In some regard, this theme is shared by much of the work of Brandon Vickerd. Champions of Entropy, composed of two machines “whose sole purpose is to replicate the organic movements of two male deer locked in constant combat” (Vickerd), and Phillip’s Park Tree, a corten steel mimesis of a sapling, are two examples particularly illustrative of this overlap in theme. Satellite, different in the regard that it doesn’t depict mechanized or digitized nature, nevertheless calls into question the infallibility of technology in its “crashed” state.

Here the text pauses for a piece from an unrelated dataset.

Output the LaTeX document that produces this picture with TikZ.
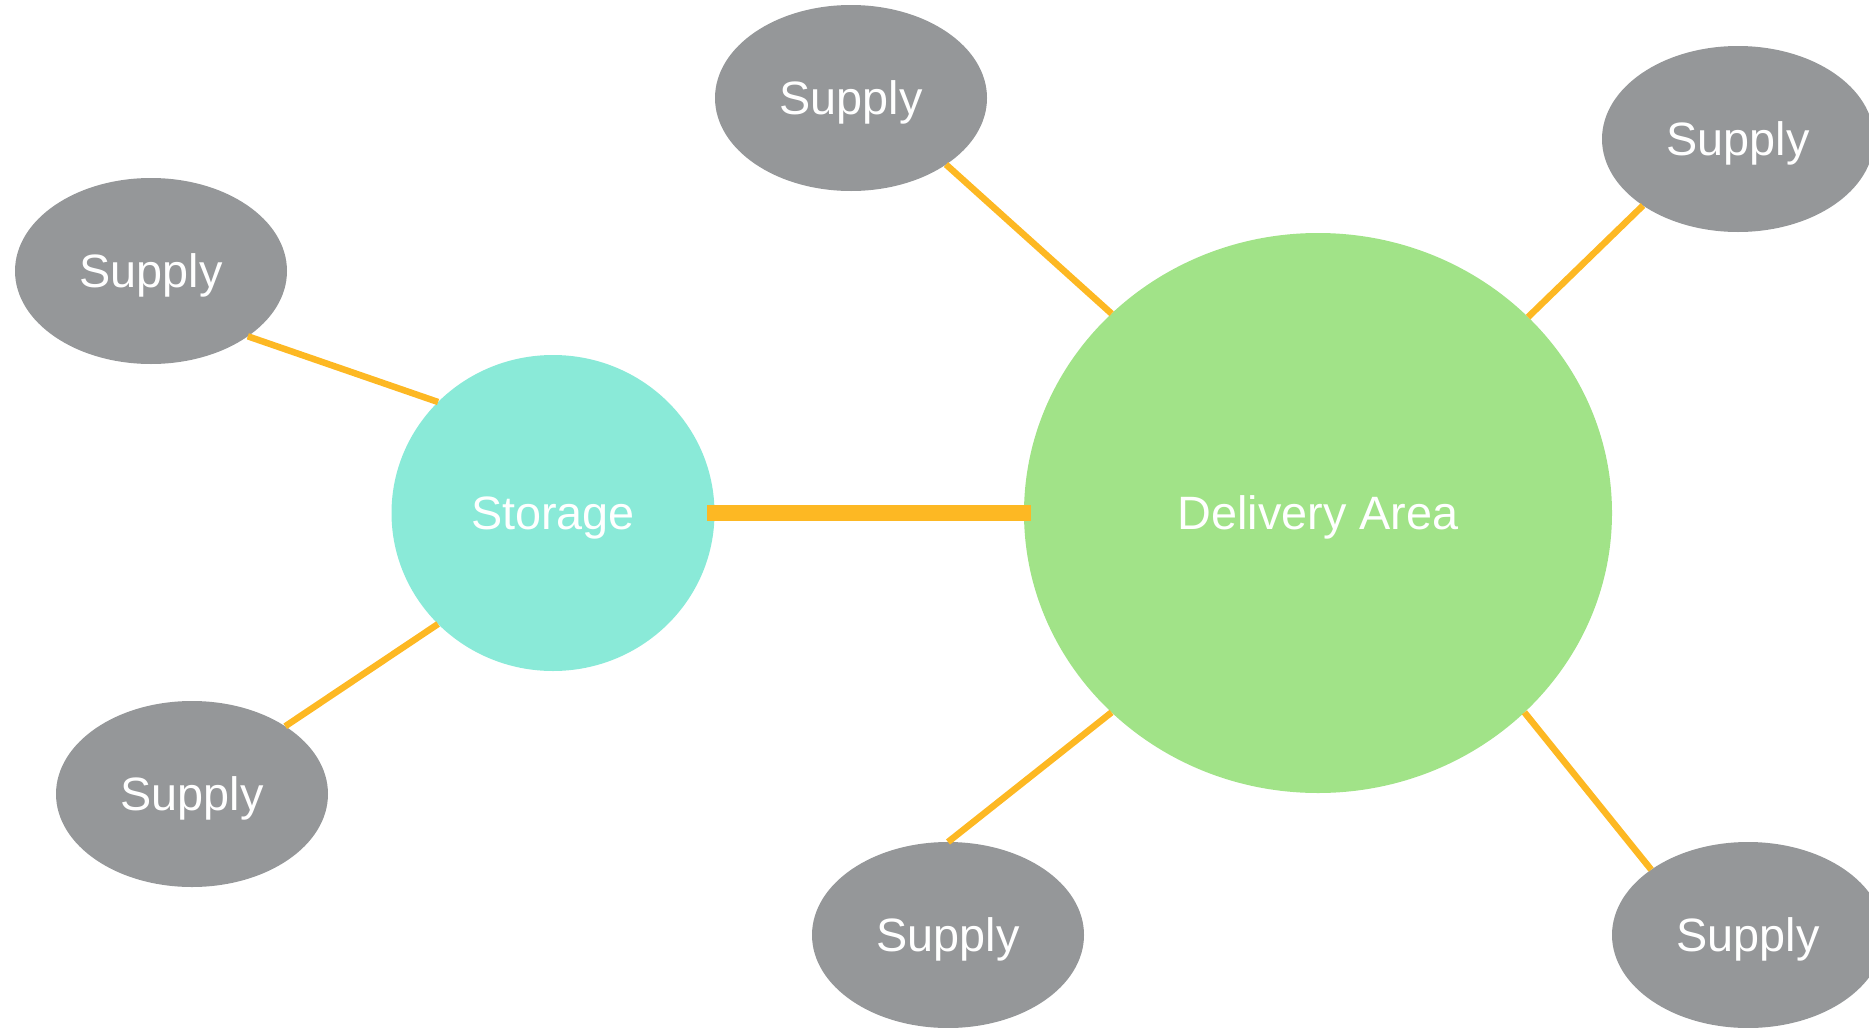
\documentclass[tikz,border=0pt]{standalone}
\usepackage{fontspec}
\setmainfont{Liberation Sans}
\usetikzlibrary{shapes.geometric}
\definecolor{supgray}{RGB}{149,151,153}
\definecolor{stteal}{RGB}{138,234,216}
\definecolor{dagreen}{RGB}{161,227,136}
\definecolor{lnorange}{RGB}{253,184,35}
\tikzstyle{blob}=[ellipse,inner sep=0pt,outer sep=0pt,text depth=0pt,text=white,font=\fontsize{23.4}{28}\selectfont]
\tikzstyle{supply}=[blob,fill=supgray,minimum width=136pt,minimum height=93pt]
\tikzstyle{link}=[line width=3.25pt,lnorange]
\tikzstyle{mainlink}=[line width=8pt,lnorange,shorten <=-3.7pt,shorten >=-3.7pt]

\begin{document}
\begin{tikzpicture}[x=.5pt,y=-.5pt]
	\useasboundingbox (0,0) rectangle (1869,1028);
	\clip (0,0) rectangle (1869,1028);
	% hubs
	\node[blob,fill=stteal,minimum width=161.5pt,minimum height=158pt] (st) at (553,513) {Storage};
	\node[blob,fill=dagreen,minimum width=294pt,minimum height=280pt] (da) at (1318,513) {Delivery Area};
	% supplies
	\node[supply] (s1) at (151,271)  {Supply};
	\node[supply] (s2) at (192,794)  {Supply};
	\node[supply] (s3) at (851,98)   {Supply};
	\node[supply] (s4) at (1738,139) {Supply};
	\node[supply] (s5) at (948,935)  {Supply};
	\node[supply] (s6) at (1748,935) {Supply};
	\draw[link] (s1.-34) -- (st.136);
	\draw[link] (s2.36)  -- (st.224);
	\draw[link] (s3.-35) -- (da.136);
	\draw[link] (s4.215) -- (da.43);
	\draw[link] (s5.90)  -- (da.-136);
	\draw[link] (s6.146) -- (da.-44);
	\draw[mainlink] (st) -- (da);
\end{tikzpicture}
\end{document}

In Flesh and Machines, Rodney Brooks considers whether humans are more than machine: “We humans are being challenged by machines. Are we more than machine, or can all of our mental abilities, perceptions, intuition, emotions and even spirituality be emulated, equalled, or even surpassed, by machines?“ (Brooks). This question of replication of nature, and in turn precisely that which makes us human is certainly reflected in the work of both Oliveira and Vickerd. In her digitized representations of natural objects, closing in (but not yet there) on the correct shape and appearance of nature, Oliveira seems to remind us of the capabilities of technology in representing our physical realm. This consideration is likewise evident in Vickerd’s constructions, mimetic representations and mechanized recreations of the rut between two bucks, or an emerging sprout. But are we to interpret either artist’s work as indicative of their acceptance of our eventual and unavoidable perfect replication? My interpretation is no. Vickerd seems to stress repeatedly the failings of technology and technological reproductions in his work, life saliently absent in some regard from each sculptures. Champions of Entropy makes no attempt to reproduce any part of the stag beyond the physical characteristics of the rut, Phillip’s Park Tree seems void of life altogether, and Satellite certainly challenges our assumption of the supremacy of technology. Oliveira’s work meanwhile obviously suggests the imperfection of digital reproduction in the rough polygonal representations. Have Everything and Die in particular plays with our perception to drive the point home. Though seemingly convex from the front, its actual concavity becomes apparent as the viewer begins to circle the monolithic head, reminding them of the mind’s capacity to be deceived, while at the same time stressing the imperfection of the representation. Brooks certainly wouldn’t agree with the assessment of the two artists, however. His critique of these views would probably resemble his evaluation of Weizenbaum and Lanier’s statements concerning the specialness of mankind:

“An intelligent machine will call into question one of humankind’s last bastions of specialness, and so they deny, without rational argument, that such a machine could exist. It is intellectually too scary” (Brooks).

Rather than point to the failings in capturing and replicating nature and the natural, Brooks would likely stress the fact that we are collectively closing in.